[Records]
○ ○ ○ ○ ○ ○ ○

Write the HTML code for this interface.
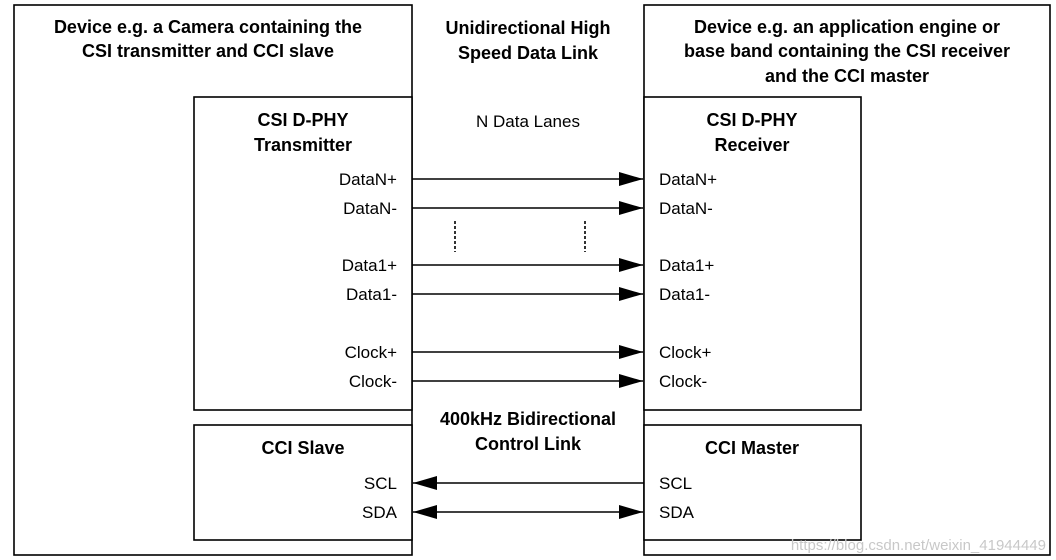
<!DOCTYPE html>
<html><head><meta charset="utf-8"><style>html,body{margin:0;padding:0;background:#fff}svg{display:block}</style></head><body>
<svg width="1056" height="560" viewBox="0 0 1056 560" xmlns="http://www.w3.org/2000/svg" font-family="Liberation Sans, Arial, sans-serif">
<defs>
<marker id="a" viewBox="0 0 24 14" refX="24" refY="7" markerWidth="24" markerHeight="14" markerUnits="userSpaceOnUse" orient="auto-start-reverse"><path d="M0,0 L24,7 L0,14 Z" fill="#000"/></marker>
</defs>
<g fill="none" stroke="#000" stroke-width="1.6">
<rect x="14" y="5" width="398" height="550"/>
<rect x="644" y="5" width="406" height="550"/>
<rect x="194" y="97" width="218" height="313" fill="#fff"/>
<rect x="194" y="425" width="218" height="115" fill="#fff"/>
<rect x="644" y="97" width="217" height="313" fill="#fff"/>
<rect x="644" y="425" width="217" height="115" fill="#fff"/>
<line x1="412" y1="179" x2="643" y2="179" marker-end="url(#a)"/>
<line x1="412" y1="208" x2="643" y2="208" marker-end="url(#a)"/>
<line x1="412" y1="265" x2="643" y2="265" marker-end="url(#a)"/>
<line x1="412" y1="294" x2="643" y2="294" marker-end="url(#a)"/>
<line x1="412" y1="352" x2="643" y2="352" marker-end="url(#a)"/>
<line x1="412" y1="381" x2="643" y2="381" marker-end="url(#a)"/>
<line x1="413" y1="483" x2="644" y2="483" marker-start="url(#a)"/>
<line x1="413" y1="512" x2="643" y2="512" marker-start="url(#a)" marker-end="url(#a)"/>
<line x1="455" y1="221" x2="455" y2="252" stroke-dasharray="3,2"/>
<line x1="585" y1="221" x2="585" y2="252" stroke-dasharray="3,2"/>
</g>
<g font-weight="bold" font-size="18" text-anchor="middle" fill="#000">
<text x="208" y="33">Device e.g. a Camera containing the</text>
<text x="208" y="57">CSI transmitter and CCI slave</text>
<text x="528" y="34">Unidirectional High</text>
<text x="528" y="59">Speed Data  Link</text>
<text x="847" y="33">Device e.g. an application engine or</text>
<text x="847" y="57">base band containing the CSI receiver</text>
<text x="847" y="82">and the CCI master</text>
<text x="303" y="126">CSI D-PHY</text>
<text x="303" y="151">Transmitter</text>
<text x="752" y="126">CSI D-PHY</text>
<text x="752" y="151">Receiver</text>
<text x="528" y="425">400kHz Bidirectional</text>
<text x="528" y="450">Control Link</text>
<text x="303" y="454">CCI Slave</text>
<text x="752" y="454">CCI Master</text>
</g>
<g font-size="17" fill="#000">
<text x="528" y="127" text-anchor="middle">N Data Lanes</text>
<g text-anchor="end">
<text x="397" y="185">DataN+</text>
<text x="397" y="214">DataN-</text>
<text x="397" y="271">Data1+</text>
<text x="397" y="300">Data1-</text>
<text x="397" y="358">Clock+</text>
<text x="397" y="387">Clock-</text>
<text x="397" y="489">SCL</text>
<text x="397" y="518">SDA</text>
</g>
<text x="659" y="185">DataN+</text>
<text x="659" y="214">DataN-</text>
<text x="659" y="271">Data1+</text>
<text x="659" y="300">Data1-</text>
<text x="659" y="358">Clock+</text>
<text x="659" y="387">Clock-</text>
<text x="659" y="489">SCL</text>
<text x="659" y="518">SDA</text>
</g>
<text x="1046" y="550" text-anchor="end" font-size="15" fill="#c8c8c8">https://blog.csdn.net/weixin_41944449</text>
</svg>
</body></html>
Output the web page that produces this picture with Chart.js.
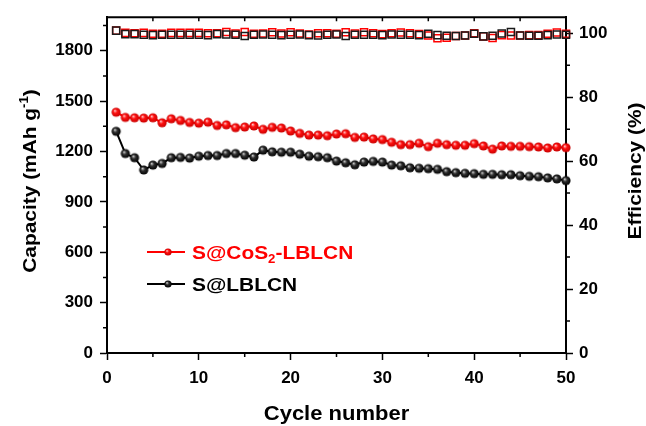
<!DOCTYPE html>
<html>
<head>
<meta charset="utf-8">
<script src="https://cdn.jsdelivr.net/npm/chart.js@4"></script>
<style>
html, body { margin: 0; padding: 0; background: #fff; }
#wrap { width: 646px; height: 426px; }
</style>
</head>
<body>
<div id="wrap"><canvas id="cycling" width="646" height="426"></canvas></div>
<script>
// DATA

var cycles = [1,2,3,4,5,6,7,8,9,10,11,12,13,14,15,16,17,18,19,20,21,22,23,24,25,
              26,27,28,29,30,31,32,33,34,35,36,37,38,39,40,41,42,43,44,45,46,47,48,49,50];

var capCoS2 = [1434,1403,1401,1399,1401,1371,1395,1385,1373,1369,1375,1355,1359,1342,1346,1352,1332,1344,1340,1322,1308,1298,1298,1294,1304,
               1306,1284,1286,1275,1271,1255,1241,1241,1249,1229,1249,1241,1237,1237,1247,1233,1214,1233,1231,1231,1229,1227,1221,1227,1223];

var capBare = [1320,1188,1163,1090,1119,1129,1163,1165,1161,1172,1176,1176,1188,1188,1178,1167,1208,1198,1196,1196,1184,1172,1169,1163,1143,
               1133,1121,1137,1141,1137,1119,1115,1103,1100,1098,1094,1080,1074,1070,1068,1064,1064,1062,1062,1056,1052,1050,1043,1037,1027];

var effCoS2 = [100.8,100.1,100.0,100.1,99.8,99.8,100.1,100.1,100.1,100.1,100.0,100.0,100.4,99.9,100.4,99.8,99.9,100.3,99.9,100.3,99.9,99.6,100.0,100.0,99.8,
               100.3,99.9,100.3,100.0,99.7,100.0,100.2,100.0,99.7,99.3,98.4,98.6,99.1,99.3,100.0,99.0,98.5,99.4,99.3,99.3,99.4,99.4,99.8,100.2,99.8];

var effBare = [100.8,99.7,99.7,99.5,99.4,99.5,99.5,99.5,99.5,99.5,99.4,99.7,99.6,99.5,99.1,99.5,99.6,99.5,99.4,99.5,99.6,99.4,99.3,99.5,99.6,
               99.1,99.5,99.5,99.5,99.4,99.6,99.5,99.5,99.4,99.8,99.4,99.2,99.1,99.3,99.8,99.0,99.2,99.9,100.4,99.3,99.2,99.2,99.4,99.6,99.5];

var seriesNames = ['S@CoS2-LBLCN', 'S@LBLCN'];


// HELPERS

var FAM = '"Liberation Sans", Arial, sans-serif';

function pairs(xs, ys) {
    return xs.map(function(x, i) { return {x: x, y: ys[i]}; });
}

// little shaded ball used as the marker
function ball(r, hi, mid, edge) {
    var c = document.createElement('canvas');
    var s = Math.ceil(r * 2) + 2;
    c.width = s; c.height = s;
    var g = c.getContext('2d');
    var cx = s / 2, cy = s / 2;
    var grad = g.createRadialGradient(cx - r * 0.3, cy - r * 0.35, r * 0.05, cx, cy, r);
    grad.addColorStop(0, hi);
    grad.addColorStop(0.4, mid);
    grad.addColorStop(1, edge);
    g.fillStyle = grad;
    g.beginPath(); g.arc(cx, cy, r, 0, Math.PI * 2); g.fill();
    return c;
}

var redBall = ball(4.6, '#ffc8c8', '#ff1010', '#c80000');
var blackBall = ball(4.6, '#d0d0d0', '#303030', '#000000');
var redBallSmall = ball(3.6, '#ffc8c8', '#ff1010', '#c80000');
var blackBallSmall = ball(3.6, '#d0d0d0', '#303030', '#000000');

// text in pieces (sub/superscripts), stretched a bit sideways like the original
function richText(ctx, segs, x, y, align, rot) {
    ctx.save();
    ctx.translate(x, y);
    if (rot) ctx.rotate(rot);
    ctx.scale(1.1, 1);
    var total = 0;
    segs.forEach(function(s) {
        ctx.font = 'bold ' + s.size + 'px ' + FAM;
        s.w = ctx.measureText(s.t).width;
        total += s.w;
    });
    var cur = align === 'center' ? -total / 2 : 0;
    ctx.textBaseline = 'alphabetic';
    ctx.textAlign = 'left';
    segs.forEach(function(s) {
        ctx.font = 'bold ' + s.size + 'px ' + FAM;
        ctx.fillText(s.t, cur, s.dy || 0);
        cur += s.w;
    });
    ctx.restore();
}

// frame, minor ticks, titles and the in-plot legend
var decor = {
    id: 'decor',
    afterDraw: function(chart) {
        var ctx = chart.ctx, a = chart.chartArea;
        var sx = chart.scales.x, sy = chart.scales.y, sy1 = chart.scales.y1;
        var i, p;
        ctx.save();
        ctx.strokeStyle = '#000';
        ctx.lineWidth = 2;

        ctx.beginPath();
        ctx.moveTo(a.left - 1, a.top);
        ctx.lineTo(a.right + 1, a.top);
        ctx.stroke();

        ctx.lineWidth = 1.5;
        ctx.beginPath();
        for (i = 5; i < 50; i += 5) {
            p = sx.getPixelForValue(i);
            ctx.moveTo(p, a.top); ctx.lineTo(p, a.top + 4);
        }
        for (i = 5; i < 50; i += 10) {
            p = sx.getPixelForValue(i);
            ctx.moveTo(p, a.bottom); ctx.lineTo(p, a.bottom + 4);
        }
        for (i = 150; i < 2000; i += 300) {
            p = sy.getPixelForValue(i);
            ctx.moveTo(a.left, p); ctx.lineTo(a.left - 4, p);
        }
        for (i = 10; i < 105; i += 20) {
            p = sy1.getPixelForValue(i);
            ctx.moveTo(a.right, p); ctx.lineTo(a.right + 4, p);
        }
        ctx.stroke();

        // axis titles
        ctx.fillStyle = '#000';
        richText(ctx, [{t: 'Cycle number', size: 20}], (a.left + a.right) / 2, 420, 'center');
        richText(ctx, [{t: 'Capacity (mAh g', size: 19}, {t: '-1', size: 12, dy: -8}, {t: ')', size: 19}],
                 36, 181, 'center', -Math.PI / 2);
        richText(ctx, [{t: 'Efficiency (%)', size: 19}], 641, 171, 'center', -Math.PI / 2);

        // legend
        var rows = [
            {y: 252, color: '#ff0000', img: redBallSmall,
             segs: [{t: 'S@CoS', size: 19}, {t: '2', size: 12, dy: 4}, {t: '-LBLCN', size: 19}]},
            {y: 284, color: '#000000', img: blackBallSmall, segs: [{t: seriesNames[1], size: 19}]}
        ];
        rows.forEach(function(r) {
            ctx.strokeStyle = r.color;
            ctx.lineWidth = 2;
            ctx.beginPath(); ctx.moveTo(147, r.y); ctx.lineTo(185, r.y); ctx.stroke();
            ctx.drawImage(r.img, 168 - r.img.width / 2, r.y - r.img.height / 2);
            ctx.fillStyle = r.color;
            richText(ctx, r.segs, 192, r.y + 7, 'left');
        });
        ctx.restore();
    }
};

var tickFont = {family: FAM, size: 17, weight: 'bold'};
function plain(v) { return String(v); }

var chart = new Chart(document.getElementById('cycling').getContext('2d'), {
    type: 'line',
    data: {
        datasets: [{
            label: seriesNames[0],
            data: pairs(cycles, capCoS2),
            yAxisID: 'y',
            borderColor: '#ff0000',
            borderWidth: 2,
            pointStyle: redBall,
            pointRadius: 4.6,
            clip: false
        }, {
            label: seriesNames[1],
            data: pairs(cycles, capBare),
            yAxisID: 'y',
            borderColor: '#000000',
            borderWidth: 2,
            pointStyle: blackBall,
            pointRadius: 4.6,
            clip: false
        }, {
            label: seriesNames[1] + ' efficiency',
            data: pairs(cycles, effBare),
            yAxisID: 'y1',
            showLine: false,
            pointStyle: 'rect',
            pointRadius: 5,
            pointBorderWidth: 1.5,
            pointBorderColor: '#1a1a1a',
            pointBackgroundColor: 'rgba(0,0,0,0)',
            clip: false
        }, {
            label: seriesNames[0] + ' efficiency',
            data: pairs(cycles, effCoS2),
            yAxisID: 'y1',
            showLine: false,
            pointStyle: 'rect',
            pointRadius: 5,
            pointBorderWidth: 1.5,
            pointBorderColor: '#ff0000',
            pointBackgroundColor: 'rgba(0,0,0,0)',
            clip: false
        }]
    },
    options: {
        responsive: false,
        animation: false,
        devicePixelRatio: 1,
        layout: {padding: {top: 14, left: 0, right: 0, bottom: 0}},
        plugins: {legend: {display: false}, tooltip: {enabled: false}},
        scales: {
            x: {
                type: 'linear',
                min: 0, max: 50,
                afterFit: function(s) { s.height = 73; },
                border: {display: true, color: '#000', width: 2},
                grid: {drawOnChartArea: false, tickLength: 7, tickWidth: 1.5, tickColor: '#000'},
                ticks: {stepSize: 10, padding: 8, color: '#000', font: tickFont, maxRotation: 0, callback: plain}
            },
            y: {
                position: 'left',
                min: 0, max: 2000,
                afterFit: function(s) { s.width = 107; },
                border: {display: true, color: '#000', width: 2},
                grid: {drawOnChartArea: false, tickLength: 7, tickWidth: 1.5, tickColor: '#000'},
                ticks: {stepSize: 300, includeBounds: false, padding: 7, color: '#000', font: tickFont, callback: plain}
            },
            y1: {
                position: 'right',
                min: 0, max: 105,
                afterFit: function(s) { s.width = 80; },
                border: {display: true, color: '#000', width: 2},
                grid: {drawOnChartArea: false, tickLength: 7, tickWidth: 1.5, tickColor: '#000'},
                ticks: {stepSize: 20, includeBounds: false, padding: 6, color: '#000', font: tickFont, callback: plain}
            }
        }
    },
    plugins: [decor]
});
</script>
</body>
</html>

○ ○ ○ ○ ○ ○ ○

• **What you will do**: Show every line in the entries where the string "this" occurs.

• **Reply**:
Write the HTML code for this interface.
Output the web page that produces this picture with Chart.js.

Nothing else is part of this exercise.